• [Exercise details]: Print the listing as it stands, omitting all images.
......
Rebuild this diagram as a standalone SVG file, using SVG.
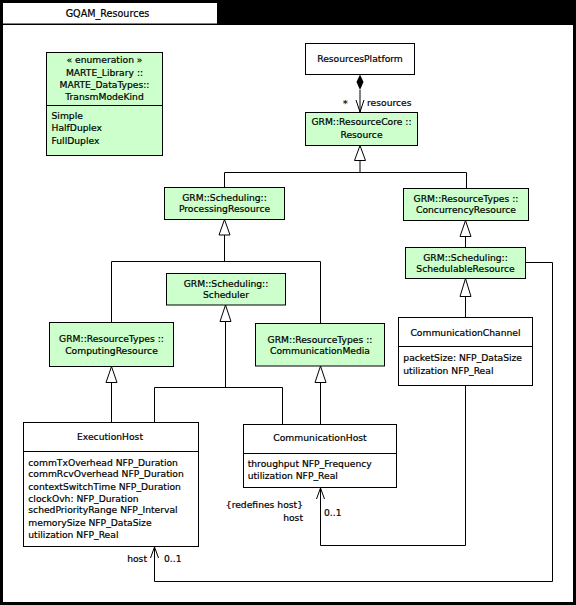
<svg xmlns="http://www.w3.org/2000/svg" width="576" height="605" viewBox="0 0 576 605">
<style>
text{font-family:"DejaVu Sans","Liberation Sans",sans-serif;font-size:9.2px;fill:#000;stroke:#000;stroke-width:0.2px}
.c{text-anchor:middle}
.e{text-anchor:end}
.g{fill:#ccffcc;stroke:#000;stroke-width:1}
.w{fill:#fff;stroke:#000;stroke-width:1}
.l{fill:none;stroke:#000;stroke-width:1}
.t{fill:#fff;stroke:#000;stroke-width:1}
</style>
<rect x="0" y="0" width="576" height="605" fill="#000"/>
<rect x="3" y="3" width="214" height="20.5" fill="#fff"/>
<rect x="3" y="25" width="570" height="577" fill="#fff"/>
<text class="c" x="107.5" y="16.5" style="font-size:9.6px">GQAM_Resources</text>

<g id="connectors">
<polygon points="360,74.5 363.5,82 360,90 356.5,82" fill="#000"/>
<line class="l" x1="360" y1="90" x2="360" y2="112.5"/>
<polyline class="l" points="356,100 360,112 364,100"/>
<text x="343" y="107">*</text>
<text x="367" y="106.3">resources</text>

<polygon class="t" points="360,145.5 354.5,160.5 365.5,160.5"/>
<polyline class="l" points="360,160.5 360,172.5"/>
<polyline class="l" points="224.5,187.5 224.5,172.5 466.5,172.5 466.5,188.5"/>

<polygon class="t" points="224.5,219.5 219,235 230,235"/>
<polyline class="l" points="224.5,235 224.5,261.5"/>
<polyline class="l" points="111.5,322.5 111.5,261.5 320.5,261.5 320.5,323.5"/>

<polygon class="t" points="225.5,305 220,321.5 231,321.5"/>
<polyline class="l" points="225.5,321.5 225.5,387.5"/>
<polyline class="l" points="154.5,422.5 154.5,387.5 282.5,387.5 282.5,424.5"/>

<polygon class="t" points="111.5,366.5 106,382.5 117,382.5"/>
<polyline class="l" points="111.5,382.5 111.5,422.5"/>

<polygon class="t" points="320.5,366 315,382.5 326,382.5"/>
<polyline class="l" points="320.5,382.5 320.5,424.5"/>

<polygon class="t" points="465.5,220.5 460,236.5 471,236.5"/>
<polyline class="l" points="465.5,236.5 465.5,247.5"/>

<polygon class="t" points="465.5,278.5 460,296.5 471,296.5"/>
<polyline class="l" points="465.5,296.5 465.5,317.5"/>

<polyline class="l" points="525.5,262.5 552.5,262.5 552.5,581.5 154.5,581.5 154.5,547"/>
<polyline class="l" points="150.5,558 154.5,547 158.5,558"/>
<text class="e" x="147" y="562.3">host</text>
<text x="164" y="562.3">0..1</text>

<polyline class="l" points="465.5,385.5 465.5,545.5 320.5,545.5 320.5,488"/>
<polyline class="l" points="316.5,499 320.5,488 324.5,499"/>
<text class="e" x="303" y="508.3">{redefines host}</text>
<text class="e" x="303" y="521">host</text>
<text x="324" y="515.6">0..1</text>
</g>

<g id="TransmModeKind">
<rect class="g" x="46.5" y="52.5" width="116" height="103"/>
<line class="l" x1="46.5" y1="105.5" x2="162.5" y2="105.5"/>
<text class="c" x="104.5" y="63.3">« enumeration »</text>
<text class="c" x="104.5" y="75.8">MARTE_Library ::</text>
<text class="c" x="104.5" y="88">MARTE_DataTypes::</text>
<text class="c" x="104.5" y="100">TransmModeKind</text>
<text x="51.5" y="119">Simple</text>
<text x="51.5" y="131">HalfDuplex</text>
<text x="51.5" y="144">FullDuplex</text>
</g>

<g id="ResourcesPlatform">
<rect class="w" x="305.5" y="43.5" width="109" height="31"/>
<text class="c" x="360" y="62.3">ResourcesPlatform</text>
</g>

<g id="Resource">
<rect class="g" x="305.5" y="112.5" width="112" height="33"/>
<text class="c" x="361.5" y="125">GRM::ResourceCore ::</text>
<text class="c" x="361.5" y="138.3">Resource</text>
</g>

<g id="ProcessingResource">
<rect class="g" x="164.5" y="187.5" width="120" height="32"/>
<text class="c" x="224.5" y="200.6">GRM::Scheduling::</text>
<text class="c" x="224.5" y="212.3">ProcessingResource</text>
</g>

<g id="ConcurrencyResource">
<rect class="g" x="403.5" y="188.5" width="125" height="32"/>
<text class="c" x="466" y="201.6">GRM::ResourceTypes ::</text>
<text class="c" x="466" y="213.3">ConcurrencyResource</text>
</g>

<g id="SchedulableResource">
<rect class="g" x="405.5" y="247.5" width="120" height="31"/>
<text class="c" x="465.5" y="260.6">GRM::Scheduling::</text>
<text class="c" x="465.5" y="272">SchedulableResource</text>
</g>

<g id="Scheduler">
<rect class="g" x="166.5" y="273.5" width="119" height="31.5"/>
<text class="c" x="226" y="286.6">GRM::Scheduling::</text>
<text class="c" x="226" y="298.3">Scheduler</text>
</g>

<g id="ComputingResource">
<rect class="g" x="49.5" y="322.5" width="124" height="44"/>
<text class="c" x="111.5" y="341.6">GRM::ResourceTypes ::</text>
<text class="c" x="111.5" y="353.6">ComputingResource</text>
</g>

<g id="CommunicationMedia">
<rect class="g" x="255.5" y="323.5" width="129" height="42.5"/>
<text class="c" x="320" y="342.6">GRM::ResourceTypes ::</text>
<text class="c" x="320" y="354.3">CommunicationMedia</text>
</g>

<g id="CommunicationChannel">
<rect class="w" x="398.5" y="317.5" width="134" height="68"/>
<line class="l" x1="398.5" y1="346.5" x2="532.5" y2="346.5"/>
<text class="c" x="465.5" y="335.6">CommunicationChannel</text>
<text x="403.3" y="361.3">packetSize: NFP_DataSize</text>
<text x="403.3" y="373.6">utilization NFP_Real</text>
</g>

<g id="ExecutionHost">
<rect class="w" x="23.5" y="422.5" width="175" height="124"/>
<line class="l" x1="23.5" y1="451.5" x2="198.5" y2="451.5"/>
<text class="c" x="110" y="440">ExecutionHost</text>
<text x="28.3" y="465.6">commTxOverhead NFP_Duration</text>
<text x="28.3" y="477.2">commRcvOverhead NFP_Duration</text>
<text x="28.3" y="490">contextSwitchTime NFP_Duration</text>
<text x="28.3" y="501.6">clockOvh: NFP_Duration</text>
<text x="28.3" y="513.3">schedPriorityRange NFP_Interval</text>
<text x="28.3" y="526">memorySize NFP_DataSize</text>
<text x="28.3" y="538.3">utilization NFP_Real</text>
</g>

<g id="CommunicationHost">
<rect class="w" x="243.5" y="424.5" width="153" height="63"/>
<line class="l" x1="243.5" y1="453.5" x2="396.5" y2="453.5"/>
<text class="c" x="320" y="441">CommunicationHost</text>
<text x="247.7" y="467.3">throughput NFP_Frequency</text>
<text x="247.7" y="479">utilization NFP_Real</text>
</g>
</svg>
......
• [Completed exercise]:
Rebuild this diagram as a standalone SVG file, using SVG.
<svg xmlns="http://www.w3.org/2000/svg" width="576" height="605" viewBox="0 0 576 605">
<style>
text{font-family:"DejaVu Sans","Liberation Sans",sans-serif;font-size:9.2px;fill:#000;stroke:#000;stroke-width:0.2px}
.c{text-anchor:middle}
.e{text-anchor:end}
.g{fill:#ccffcc;stroke:#000;stroke-width:1}
.w{fill:#fff;stroke:#000;stroke-width:1}
.l{fill:none;stroke:#000;stroke-width:1}
.t{fill:#fff;stroke:#000;stroke-width:1}
</style>
<rect x="0" y="0" width="576" height="605" fill="#000"/>
<rect x="3" y="3" width="214" height="20.5" fill="#fff"/>
<rect x="3" y="25" width="570" height="577" fill="#fff"/>
<text class="c" x="107.5" y="16.5" style="font-size:9.6px">GQAM_Resources</text>

<g id="connectors">
<polygon points="360,74.5 363.5,82 360,90 356.5,82" fill="#000"/>
<line class="l" x1="360" y1="90" x2="360" y2="112.5"/>
<polyline class="l" points="356,100 360,112 364,100"/>
<text x="343" y="107">*</text>
<text x="367" y="106.3">resources</text>

<polygon class="t" points="360,145.5 354.5,160.5 365.5,160.5"/>
<polyline class="l" points="360,160.5 360,172.5"/>
<polyline class="l" points="224.5,187.5 224.5,172.5 466.5,172.5 466.5,188.5"/>

<polygon class="t" points="224.5,219.5 219,235 230,235"/>
<polyline class="l" points="224.5,235 224.5,261.5"/>
<polyline class="l" points="111.5,322.5 111.5,261.5 320.5,261.5 320.5,323.5"/>

<polygon class="t" points="225.5,305 220,321.5 231,321.5"/>
<polyline class="l" points="225.5,321.5 225.5,387.5"/>
<polyline class="l" points="154.5,422.5 154.5,387.5 282.5,387.5 282.5,424.5"/>

<polygon class="t" points="111.5,366.5 106,382.5 117,382.5"/>
<polyline class="l" points="111.5,382.5 111.5,422.5"/>

<polygon class="t" points="320.5,366 315,382.5 326,382.5"/>
<polyline class="l" points="320.5,382.5 320.5,424.5"/>

<polygon class="t" points="465.5,220.5 460,236.5 471,236.5"/>
<polyline class="l" points="465.5,236.5 465.5,247.5"/>

<polygon class="t" points="465.5,278.5 460,296.5 471,296.5"/>
<polyline class="l" points="465.5,296.5 465.5,317.5"/>

<polyline class="l" points="525.5,262.5 552.5,262.5 552.5,581.5 154.5,581.5 154.5,547"/>
<polyline class="l" points="150.5,558 154.5,547 158.5,558"/>
<text class="e" x="147" y="562.3">host</text>
<text x="164" y="562.3">0..1</text>

<polyline class="l" points="465.5,385.5 465.5,545.5 320.5,545.5 320.5,488"/>
<polyline class="l" points="316.5,499 320.5,488 324.5,499"/>
<text class="e" x="303" y="508.3">{redefines host}</text>
<text class="e" x="303" y="521">host</text>
<text x="324" y="515.6">0..1</text>
</g>

<g id="TransmModeKind">
<rect class="g" x="46.5" y="52.5" width="116" height="103"/>
<line class="l" x1="46.5" y1="105.5" x2="162.5" y2="105.5"/>
<text class="c" x="104.5" y="63.3">« enumeration »</text>
<text class="c" x="104.5" y="75.8">MARTE_Library ::</text>
<text class="c" x="104.5" y="88">MARTE_DataTypes::</text>
<text class="c" x="104.5" y="100">TransmModeKind</text>
<text x="51.5" y="119">Simple</text>
<text x="51.5" y="131">HalfDuplex</text>
<text x="51.5" y="144">FullDuplex</text>
</g>

<g id="ResourcesPlatform">
<rect class="w" x="305.5" y="43.5" width="109" height="31"/>
<text class="c" x="360" y="62.3">ResourcesPlatform</text>
</g>

<g id="Resource">
<rect class="g" x="305.5" y="112.5" width="112" height="33"/>
<text class="c" x="361.5" y="125">GRM::ResourceCore ::</text>
<text class="c" x="361.5" y="138.3">Resource</text>
</g>

<g id="ProcessingResource">
<rect class="g" x="164.5" y="187.5" width="120" height="32"/>
<text class="c" x="224.5" y="200.6">GRM::Scheduling::</text>
<text class="c" x="224.5" y="212.3">ProcessingResource</text>
</g>

<g id="ConcurrencyResource">
<rect class="g" x="403.5" y="188.5" width="125" height="32"/>
<text class="c" x="466" y="201.6">GRM::ResourceTypes ::</text>
<text class="c" x="466" y="213.3">ConcurrencyResource</text>
</g>

<g id="SchedulableResource">
<rect class="g" x="405.5" y="247.5" width="120" height="31"/>
<text class="c" x="465.5" y="260.6">GRM::Scheduling::</text>
<text class="c" x="465.5" y="272">SchedulableResource</text>
</g>

<g id="Scheduler">
<rect class="g" x="166.5" y="273.5" width="119" height="31.5"/>
<text class="c" x="226" y="286.6">GRM::Scheduling::</text>
<text class="c" x="226" y="298.3">Scheduler</text>
</g>

<g id="ComputingResource">
<rect class="g" x="49.5" y="322.5" width="124" height="44"/>
<text class="c" x="111.5" y="341.6">GRM::ResourceTypes ::</text>
<text class="c" x="111.5" y="353.6">ComputingResource</text>
</g>

<g id="CommunicationMedia">
<rect class="g" x="255.5" y="323.5" width="129" height="42.5"/>
<text class="c" x="320" y="342.6">GRM::ResourceTypes ::</text>
<text class="c" x="320" y="354.3">CommunicationMedia</text>
</g>

<g id="CommunicationChannel">
<rect class="w" x="398.5" y="317.5" width="134" height="68"/>
<line class="l" x1="398.5" y1="346.5" x2="532.5" y2="346.5"/>
<text class="c" x="465.5" y="335.6">CommunicationChannel</text>
<text x="403.3" y="361.3">packetSize: NFP_DataSize</text>
<text x="403.3" y="373.6">utilization NFP_Real</text>
</g>

<g id="ExecutionHost">
<rect class="w" x="23.5" y="422.5" width="175" height="124"/>
<line class="l" x1="23.5" y1="451.5" x2="198.5" y2="451.5"/>
<text class="c" x="110" y="440">ExecutionHost</text>
<text x="28.3" y="465.6">commTxOverhead NFP_Duration</text>
<text x="28.3" y="477.2">commRcvOverhead NFP_Duration</text>
<text x="28.3" y="490">contextSwitchTime NFP_Duration</text>
<text x="28.3" y="501.6">clockOvh: NFP_Duration</text>
<text x="28.3" y="513.3">schedPriorityRange NFP_Interval</text>
<text x="28.3" y="526">memorySize NFP_DataSize</text>
<text x="28.3" y="538.3">utilization NFP_Real</text>
</g>

<g id="CommunicationHost">
<rect class="w" x="243.5" y="424.5" width="153" height="63"/>
<line class="l" x1="243.5" y1="453.5" x2="396.5" y2="453.5"/>
<text class="c" x="320" y="441">CommunicationHost</text>
<text x="247.7" y="467.3">throughput NFP_Frequency</text>
<text x="247.7" y="479">utilization NFP_Real</text>
</g>
</svg>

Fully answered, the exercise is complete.